As the term winds down, the Supreme Court has essentially gutted the use of race as a factor in college admissions with a pair of rulings that upends decades of affirmative action programs.
The rulings broke along ideological lines — six conservative justices in favor and the three liberal justices against (except on one of the two cases when Justice Ketanji Brown Jackson had to recuse herself because of her ties to Harvard).
The cases specifically dealt with Harvard University and University of North Carolina at Chapel Hill's race-driven admissions programs, ruling they do not comply with the 14th Amendment's equal protection guarantee.
"Both programs lack sufficiently focused and measurable objectives warranting the use of race, unavoidably employ race in a negative manner, involve racial stereotyping, and lack meaningful end points," Chief Justice John Roberts wrote in the majority opinion. "We have never permitted admissions programs to work in that way, and we will not do so today."
"At the same time, as all parties agree, nothing in this opinion should be construed as prohibiting universities from considering an applicant's discussion of how race affected his or her life, be it through discrimination, inspiration, or otherwise," he continued.
The Supreme Court had upheld affirmative action, or policies that colleges have used to favor applicants based on past discrimination, which has tended to favor Black and Hispanic students. Universities have relied on the effort to more broadly diversify their student populations.
More from The Hill here.
But, but, but: Justice Sonia Sotomayor blasted the majority's ruling in a biting dissent, suggesting that it "rolls back decades of precedent and momentous progress." (The Hill)

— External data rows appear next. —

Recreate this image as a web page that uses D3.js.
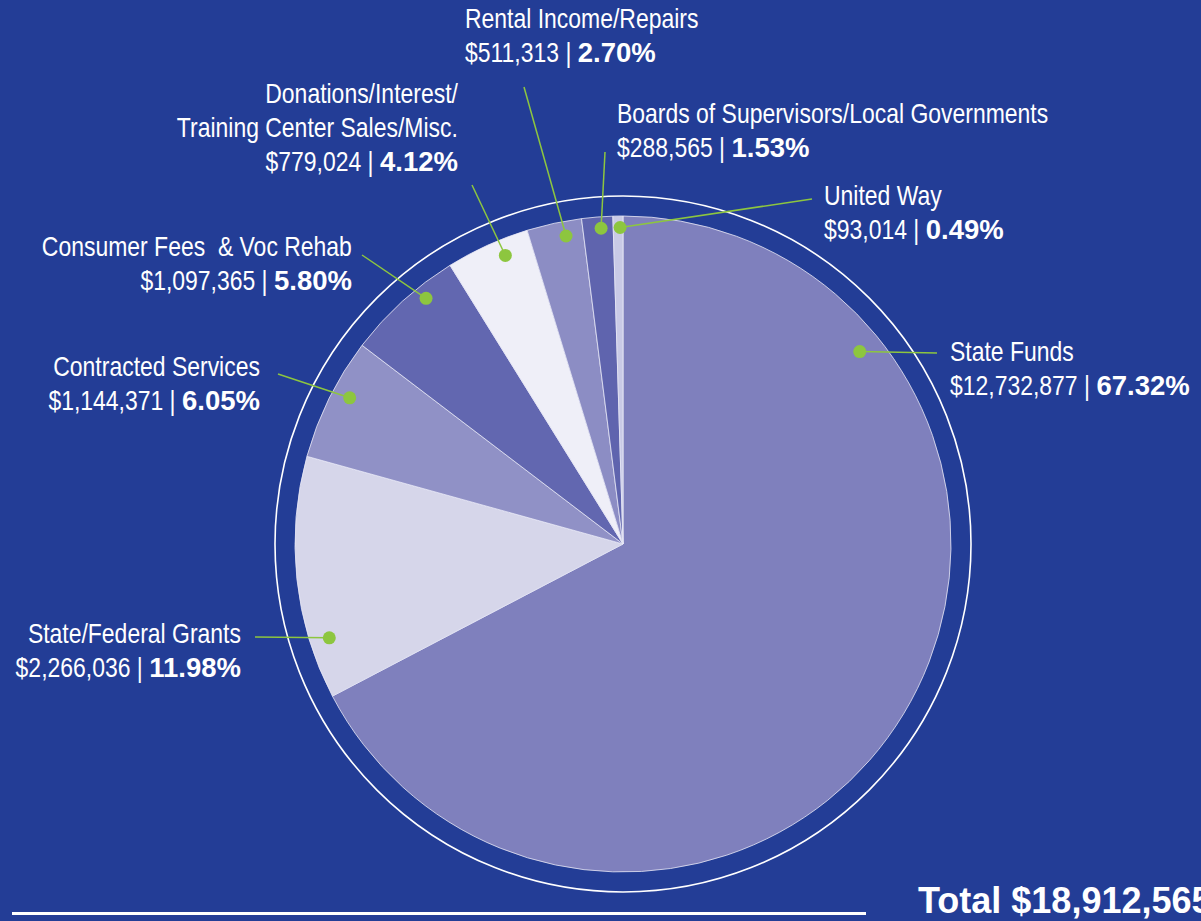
<!DOCTYPE html>
<html>
<head>
<meta charset="utf-8">
<script src="https://cdn.jsdelivr.net/npm/d3@7"></script>
<style>
  html, body { margin: 0; padding: 0; background: #233d96; overflow: hidden; }
  svg { display: block; }
  text { white-space: pre; }
</style>
</head>
<body>
<div id="chart"></div>
<script>
// revenue sources, clockwise from 12 o'clock
var names = [
  ["State Funds"],
  ["State/Federal Grants"],
  ["Contracted Services"],
  ["Consumer Fees  & Voc Rehab"],
  ["Donations/Interest/", "Training Center Sales/Misc."],
  ["Rental Income/Repairs"],
  ["Boards of Supervisors/Local Governments"],
  ["United Way"]
];
var amounts = [12732877, 2266036, 1144371, 1097365, 779024, 511313, 288565, 93014];
var pcts = ["67.32%", "11.98%", "6.05%", "5.80%", "4.12%", "2.70%", "1.53%", "0.49%"];
var sliceColors = ["#7f80bd", "#d6d6ea", "#9091c6", "#6267b0", "#efeff8", "#8c8dc4", "#5f64ae", "#c9cae6"];

// label layout: anchor, text x, first baseline, leader start, dot position within slice
var labelLayout = [
  {anchor: "start", x: 950, y: 361, lx: 937, ly: 353, t: 0.21, rf: 0.93},
  {anchor: "end",   x: 241, y: 643, lx: 255, ly: 637, t: 0.23, rf: 0.94},
  {anchor: "end",   x: 260, y: 376, lx: 278, ly: 374, t: 0.58, rf: 0.945},
  {anchor: "end",   x: 352, y: 256, lx: 362, ly: 255, t: 0.67, rf: 0.96},
  {anchor: "end",   x: 458, y: 103, lx: 472, ly: 185, t: 0.65, rf: 0.95},
  {anchor: "start", x: 465, y: 28,  lx: 524, ly: 87,  t: 0.67, rf: 0.955},
  {anchor: "start", x: 617, y: 123, lx: 605, ly: 152, t: 0.6,  rf: 0.965},
  {anchor: "start", x: 824, y: 205, lx: 812, ly: 199, t: 0.7,  rf: 0.965}
];

var width = 1201, height = 921;
var cx = 623, cy = 544, radius = 328, ringR = 348;
var green = "#8dc63f";
var font = "'Liberation Sans', Arial, sans-serif";
var squeeze = 0.82;   // narrow face look
var fontSize = 28, lineH = 34;

var data = amounts.map(function(v, i) {
  return {name: names[i], amount: v, pct: pcts[i], color: sliceColors[i], lay: labelLayout[i]};
});
var total = d3.sum(amounts);

var svg = d3.select("#chart").append("svg")
  .attr("width", width)
  .attr("height", height);

svg.append("rect")
  .attr("width", width).attr("height", height)
  .attr("fill", "#233d96");

var g = svg.append("g")
  .attr("transform", "translate(" + cx + "," + cy + ")");

// thin outer ring
g.append("circle")
  .attr("r", ringR)
  .attr("fill", "none")
  .attr("stroke", "#ffffff")
  .attr("stroke-width", 1.6);

var pie = d3.pie()
  .sort(null)
  .value(function(d) { return d.amount; });

var arc = d3.arc()
  .innerRadius(0)
  .outerRadius(radius);

var arcs = pie(data);

g.selectAll(".slice")
  .data(arcs)
  .enter().append("path")
  .attr("class", "slice")
  .attr("d", arc)
  .attr("fill", function(d) { return d.data.color; })
  .attr("stroke", "#e8e8f6")
  .attr("stroke-width", 0.8);

// dot position along each slice
function dotPos(d) {
  var a = d.startAngle + (d.endAngle - d.startAngle) * d.data.lay.t;
  var r = radius * d.data.lay.rf;
  return [cx + r * Math.sin(a), cy - r * Math.cos(a)];
}

var leaders = svg.append("g").attr("class", "leaders");

leaders.selectAll("line")
  .data(arcs)
  .enter().append("line")
  .attr("x1", function(d) { return d.data.lay.lx; })
  .attr("y1", function(d) { return d.data.lay.ly; })
  .attr("x2", function(d) { return dotPos(d)[0]; })
  .attr("y2", function(d) { return dotPos(d)[1]; })
  .attr("stroke", green)
  .attr("stroke-width", 1.5);

leaders.selectAll("circle")
  .data(arcs)
  .enter().append("circle")
  .attr("cx", function(d) { return dotPos(d)[0]; })
  .attr("cy", function(d) { return dotPos(d)[1]; })
  .attr("r", 6.5)
  .attr("fill", green);

var fmt = d3.format("$,");

// narrow text: squeezed horizontally around its own origin
function narrowText(parent, str, x, y) {
  var t = parent.append("text")
    .attr("fill", "#ffffff")
    .style("font-family", font)
    .style("font-size", fontSize + "px")
    .text(str);
  var w = t.node().getComputedTextLength() * squeeze;
  t.attr("transform", "translate(" + x + "," + y + ") scale(" + squeeze + ",1)");
  return {sel: t, w: w};
}

var labelG = svg.append("g").attr("class", "labels");

data.forEach(function(d) {
  var lay = d.lay;
  var grp = labelG.append("g");
  d.name.forEach(function(line, i) {
    var y = lay.y + i * lineH;
    var tmp = narrowText(grp, line, 0, y);
    var x0 = lay.anchor === "end" ? lay.x - tmp.w : lay.x;
    tmp.sel.attr("transform", "translate(" + x0 + "," + y + ") scale(" + squeeze + ",1)");
  });
  var yy = lay.y + d.name.length * lineH;
  var amt = narrowText(grp, fmt(d.amount) + " | ", 0, yy);
  var bold = grp.append("text")
    .attr("fill", "#ffffff")
    .style("font-family", font)
    .style("font-weight", "bold")
    .style("font-size", (fontSize - 0.5) + "px")
    .text(d.pct);
  var bw = bold.node().getComputedTextLength();
  var x0 = lay.anchor === "end" ? lay.x - amt.w - bw : lay.x;
  amt.sel.attr("transform", "translate(" + x0 + "," + yy + ") scale(" + squeeze + ",1)");
  bold.attr("x", x0 + amt.w).attr("y", yy);
});

// bottom rule and total
svg.append("rect")
  .attr("x", 12).attr("y", 912)
  .attr("width", 854).attr("height", 3)
  .attr("fill", "#ffffff");

svg.append("text")
  .attr("x", 918)
  .attr("y", 913)
  .attr("fill", "#ffffff")
  .style("font-family", font)
  .style("font-weight", "bold")
  .style("font-size", "36px")
  .text("Total " + fmt(total));
</script>
</body>
</html>
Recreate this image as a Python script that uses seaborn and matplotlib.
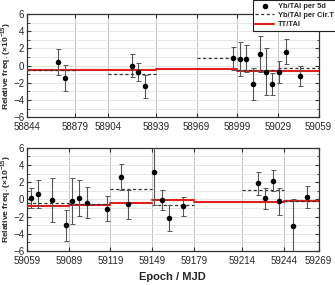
import pandas as pd
import matplotlib
matplotlib.use("Agg")
import matplotlib.pyplot as plt
from matplotlib.ticker import MultipleLocator
import seaborn as sns

# Data
top_mjd = [58867, 58872, 58921.5, 58926, 58931, 58996, 59001, 59005.5, 59010.5,
           59015.5, 59020, 59025, 59030, 59035, 59045]
top_val = [0.45, -1.45, 0.0, -0.7, -2.4, 0.86, 0.74, 0.82, -2.13, 1.36, -0.7,
           -2.13, -0.77, 1.63, -1.2]
top_err = [1.5, 1.5, 1.3, 1.05, 1.35, 1.35, 1.95, 1.6, 1.9, 2.1, 2.75, 1.3,
           1.25, 1.45, 1.2]

bot_mjd = [59061.7, 59066.7, 59076.6, 59086.7, 59091.5, 59096.3, 59101.8,
           59116.7, 59126.4, 59131.4, 59150.6, 59156.4, 59161.2, 59171.1,
           59225.7, 59230.7, 59235.8, 59240.6, 59250.7, 59260.6]
bot_val = [0.19, 0.65, -0.04, -3.0, -0.19, 0.2, -0.35, -1.08, 2.58, -0.58, 3.15,
           -0.04, -2.15, -0.77, 1.88, 0.15, 2.2, -0.23, -3.08, 0.27]
bot_err = [1.2, 1.6, 2.55, 1.8, 2.7, 2.1, 1.75, 1.45, 1.5, 1.7, 3.75, 1.2, 1.55,
           1.1, 1.3, 1.2, 1.25, 1.6, 3.15, 1.27]

# Yb/TAI per Circular T interval
cirt_top_start = [58844, 58904, 58969, 58999, 59029]
cirt_top_end = [58879, 58939, 58999, 59029, 59059]
cirt_top_val = [-0.54, -0.97, 0.85, -0.5, -0.27]

cirt_bot_start = [59059, 59089, 59119, 59149, 59214, 59244]
cirt_bot_end = [59089, 59119, 59149, 59179, 59244, 59269]
cirt_bot_val = [-0.35, -0.5, 1.23, -0.69, 1.15, -0.12]

# TT/TAI
tt_top_start = [58844, 58939, 58999]
tt_top_end = [58939, 58999, 59059]
tt_top_val = [-0.54, -0.4, -0.58]

tt_bot_start = [59059, 59089, 59119, 59149, 59179, 59214, 59244]
tt_bot_end = [59089, 59119, 59149, 59179, 59214, 59244, 59269]
tt_bot_val = [-0.8, -0.62, -0.38, -0.04, -0.27, -0.3, -0.19]

top_ticks = [58844, 58879, 58904, 58939, 58969, 58999, 59029, 59059]
bot_ticks = [59059, 59089, 59119, 59149, 59179, 59214, 59244, 59269]

sns.set_style("ticks")
plt.rcParams['font.family'] = ['Liberation Sans', 'DejaVu Sans']
plt.rcParams['mathtext.fontset'] = 'custom'
plt.rcParams['mathtext.rm'] = 'Liberation Sans:bold'
plt.rcParams['mathtext.bf'] = 'Liberation Sans:bold'

fig, axes = plt.subplots(2, 1, figsize=(3.35, 2.85), dpi=100)
fig.subplots_adjust(left=0.081, right=0.951, top=0.951, bottom=0.119, hspace=0.298)

panels = [
    (top_mjd, top_val, top_err, cirt_top_start, cirt_top_end, cirt_top_val,
     tt_top_start, tt_top_end, tt_top_val, top_ticks),
    (bot_mjd, bot_val, bot_err, cirt_bot_start, cirt_bot_end, cirt_bot_val,
     tt_bot_start, tt_bot_end, tt_bot_val, bot_ticks),
]

for i, (ax, p) in enumerate(zip(axes, panels)):
    mjd, val, err, cs, ce, cv, ts, te, tv, ticks = p
    df = pd.DataFrame({'mjd': mjd, 'val': val, 'err': err})

    # TT/TAI steps
    for k, (a, b, v) in enumerate(zip(ts, te, tv)):
        ax.plot([a, b], [v, v], color='#e0201e', lw=1.5, zorder=3,
                label='TT/TAI' if k == 0 else None)
    # Circular T averages
    for k, (a, b, v) in enumerate(zip(cs, ce, cv)):
        ax.plot([a, b], [v, v], color='#333333', lw=0.9, ls=(0, (2.5, 2)),
                zorder=4, label='Yb/TAI per Cir.T' if k == 0 else None)

    ax.errorbar(df['mjd'], df['val'], yerr=df['err'], fmt='none',
                ecolor='#555555', elinewidth=0.8, capsize=1.8, capthick=0.7,
                zorder=5)
    sns.scatterplot(data=df, x='mjd', y='val', ax=ax, color='black', s=16,
                    edgecolor='black', linewidth=0, zorder=6,
                    label='Yb/TAI per 5d')

    ax.set_xlim(ticks[0], ticks[-1])
    ax.set_ylim(-6, 6)
    ax.set_xticks(ticks)
    ax.set_xticklabels([str(t) for t in ticks])
    ax.yaxis.set_major_locator(MultipleLocator(2))
    ax.yaxis.set_minor_locator(MultipleLocator(1))
    ax.grid(True, which='major', axis='x', color='#c4c4c4', lw=0.7)
    ax.grid(True, which='both', axis='y', color='#e2e2e2', lw=0.6)
    ax.set_axisbelow(True)
    ax.tick_params(which='both', direction='in', top=True, right=True,
                   labelsize=7, pad=2, color='#333333')
    ax.tick_params(axis='x', pad=3.5)
    ax.tick_params(which='major', length=3, width=0.8)
    ax.tick_params(which='minor', length=1.8, width=0.6)
    for s in ax.spines.values():
        s.set_color('#333333')
        s.set_linewidth(0.9)
    ax.set_xlabel('')
    ax.set_ylabel(r'Relative freq. ($\times$10$^{-15}$)', fontsize=6.1,
                  fontweight='bold')
    ax.yaxis.set_label_coords(-0.047, 0.5)
    if ax.get_legend() is not None:
        ax.get_legend().remove()

axes[1].set_xlabel('Epoch / MJD', fontsize=8, fontweight='bold', labelpad=4)

h, l = axes[0].get_legend_handles_labels()
order = [l.index('Yb/TAI per 5d'), l.index('Yb/TAI per Cir.T'), l.index('TT/TAI')]
leg = fig.legend([h[j] for j in order], [l[j] for j in order],
                 loc='upper right', bbox_to_anchor=(1.003, 1.0),
                 bbox_transform=fig.transFigure, borderaxespad=0,
                 prop={'weight': 'bold', 'size': 5.4}, fancybox=False,
                 framealpha=1, edgecolor='#222222', handlelength=2.5,
                 handletextpad=0.5, labelspacing=0.3, borderpad=0.3)
leg.get_frame().set_linewidth(0.8)

fig.savefig('out.png', dpi=100)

READ: The full court order can be found here.
IN OTHER COURT NEWS:
The court ruled unanimously in favor of a Pennsylvania postal worker who argued he risked being fired if he didn't deliver Amazon packages on Sundays, despite its negative impact on his ability to observe his Christian religious beliefs and practices.
The High Court ruled decades ago that employers had to "reasonably accommodate" employees on religion but it shouldn't put an "undue hardship" on the business.
The new Supreme Court determined that a lower court was too quick to dismiss the case and should take another look at it and the precedent it would set.
"We think it is enough to say that an employer must show that the burden of granting an accommodation would result in substantial increased costs in relation to the conduct of its particular business," Justice Samuel Alito wrote in the court opinion. (The Hill)
WHAT'S NEXT?:
The court still has two major cases left, and the clock is ticking on this term. Rulings are expected Friday, unless the court punts to another week.
Student loan forgiveness: The court is set to decide whether President Biden's federal student loan forgiveness program that would wipe out debt for millions of Americans should go forward.
The administration announced the $400 billion plan in September, but it met pushback from some conservative critics, who argued that Biden overstepped his authority and that the plan is discriminatory.
Gay rights redux: The court also took up the case of a Christian graphic artist who doesn't want to make wedding websites for same-sex couples, even though Colorado state law requires that businesses open to the public provide services without discrimination.
The web designer, Lorie Smith, has argued that the law violates her religious rights. Opponents argue that a ruling in her favor would open the floodgates for discrimination based on other factors, such as race, gender and religion.